City history center planned

If an agreement can be reached with city officials, Baltimore's vacant Peale Museum would be turned into the Baltimore City History Center, a cultural attraction where people can learn about Baltimore history.

Camille Cosby gives endowment

Camille Cosby, the wife of entertainer Bill Cosby, has announced that she will give a $2 million endowment to pay for the tuition of more than a dozen students at St. Frances Academy each year.

Judge dismisses Clark lawsuit

Former Baltimore police Commissioner Kevin P. Clark's $120 million lawsuit against Mayor Martin O'Malley was dismissed by a Circuit Court judge. In addition to seeking millions in damages, Clark, who contended he was wrongfully terminated, was asking to return to his old job.

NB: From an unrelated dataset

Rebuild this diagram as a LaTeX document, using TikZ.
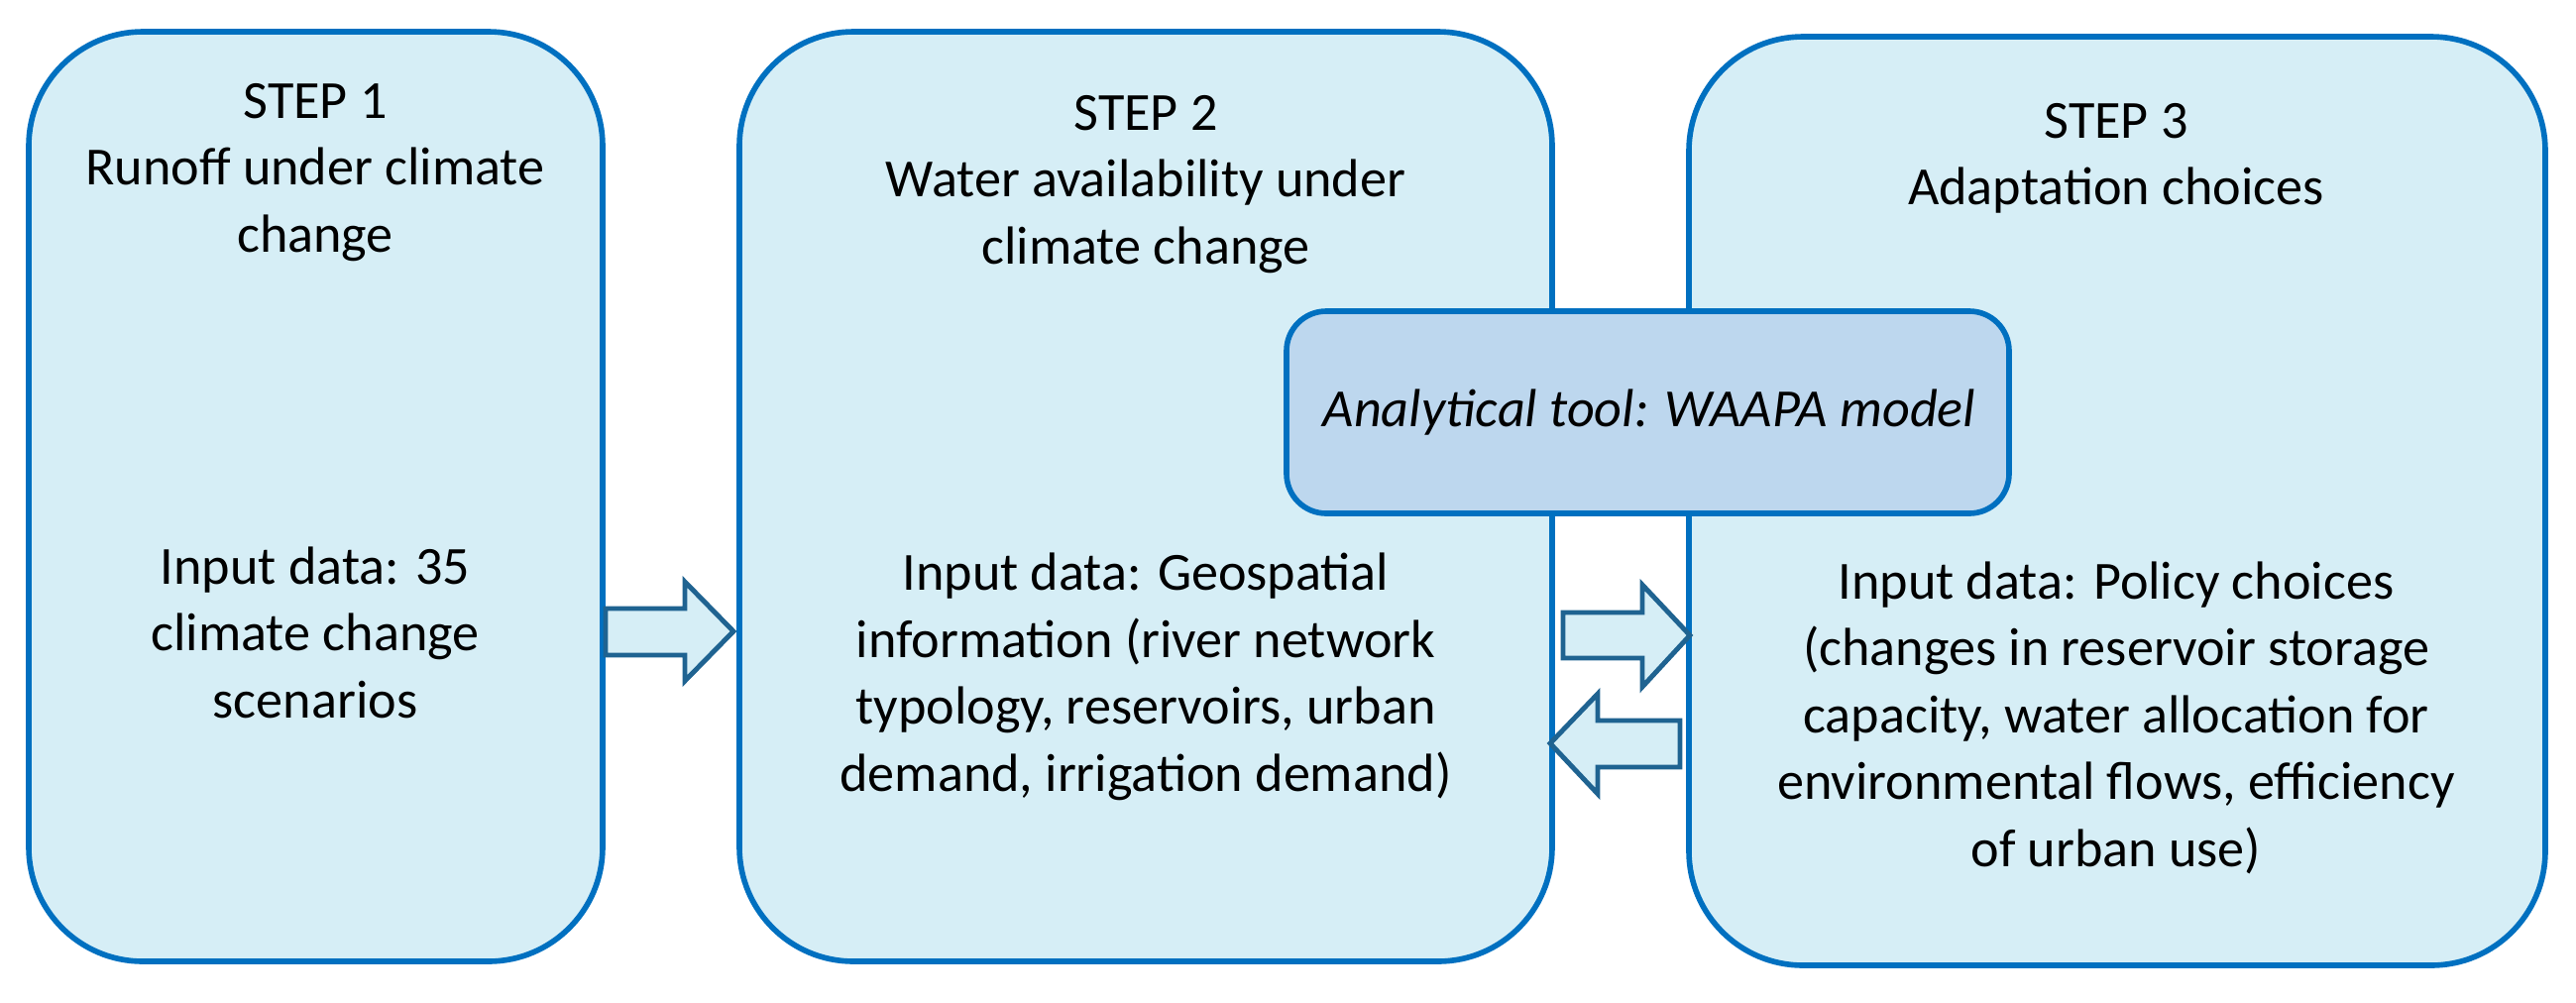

Juvenile Services criticized

The Maryland Department of Juvenile Services faces a new round of criticism from legislators and advocates because an anticipated $16 million budget shortfall has forced cuts in programs.

Liquor board allegations

Baltimore's chief liquor inspector accused four members of the city's Board of Liquor License Commissioners of engaging in political collusion and corruption to protect some bar owners on The Block from sanctions.

Housing talks break down

A judge said court-supervised settlement talks have broken down over ways to remedy the federal government's discrimination against black public housing residents in Baltimore. A second trial will be held in the 10-year-old case to decide on court-ordered remedies that could involve providing more opportunities for black public housing residents to move to the suburbs.

Gang members sentenced

Five more members of a notorious East Baltimore drug gang called the North Avenue Boys were sentenced in federal court to prison sentences ranging from 25 to 40 years.

City bill expands ban on fliers

Those fliers and advertisements that businesses stick on people's homes and often end up littering streets could be curbed in Baltimore. Councilman James B. Kraft's bill aims to prevent businesses from putting advertisements on residences without the owners' permission.